A second argument against congressional action comes from Fed Governor Richard Fisher who complains that the Fed is already “audited out the wazoo.”
But, actually, the Fed is not audited out the wazoo or much else.
First, the Fed does not abide by standard accounting rules. Instead, it makes up its own. As it explains on page 350 of its 2015 annual report, its “Board of Governors has developed specialized accounting principles and practices that it considers to be appropriate for the nature and function of a central bank.”
Second, federal law says the Fed can be audited by the Comptroller General.

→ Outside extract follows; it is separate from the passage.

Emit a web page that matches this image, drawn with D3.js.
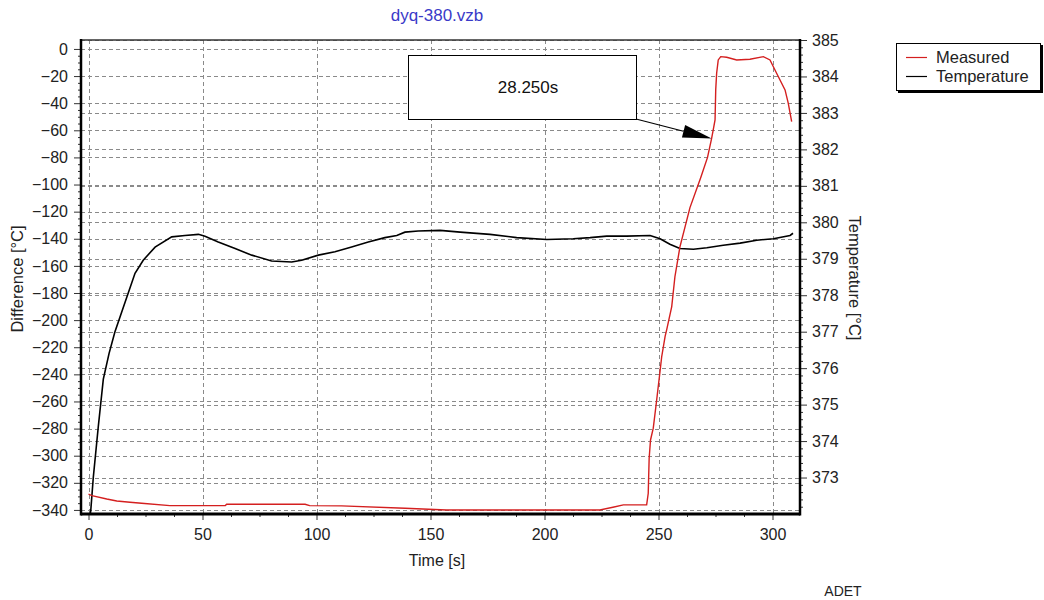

However, the same law also says auditors cannot ask about “deliberations, decisions, or actions on monetary policy matters, including discount window operations, reserves of member banks, securities credit, interest on deposits, and open market operations.” Also off limits are any questions regarding “transactions for or with a foreign central bank, government of a foreign country, or non-private international financing organization.”
“I think the Fed is being totally controlled,” Trump said during the election campaign, apparently not agreeing with Powell. “They’re not raising rates. And they’re being controlled politically.”
“As president, Donald Trump will be able to impact the Federal Reserve by simply using the levers of change now in place,” said Rick Sharga, executive vice president at Ten-X.com, the online real estate marketplace. “In 2017 he can fill two vacant seats on the Board of Governors and in 2018 he can replace the current chair and vice chair – Janet Yellen and Stanley Fischer, respectively.”
Running for office and being in office are two different things. Perspectives change. It will be interesting to see if Trump will really be an advocate for higher interest rates once in office, higher rates that would raise costs for the government’s massive debt and coincidentally increase expenses for real estate developers. At this point it’s too early to tell if Trump was being particularly clear, or if we’ve misunderstood what he said.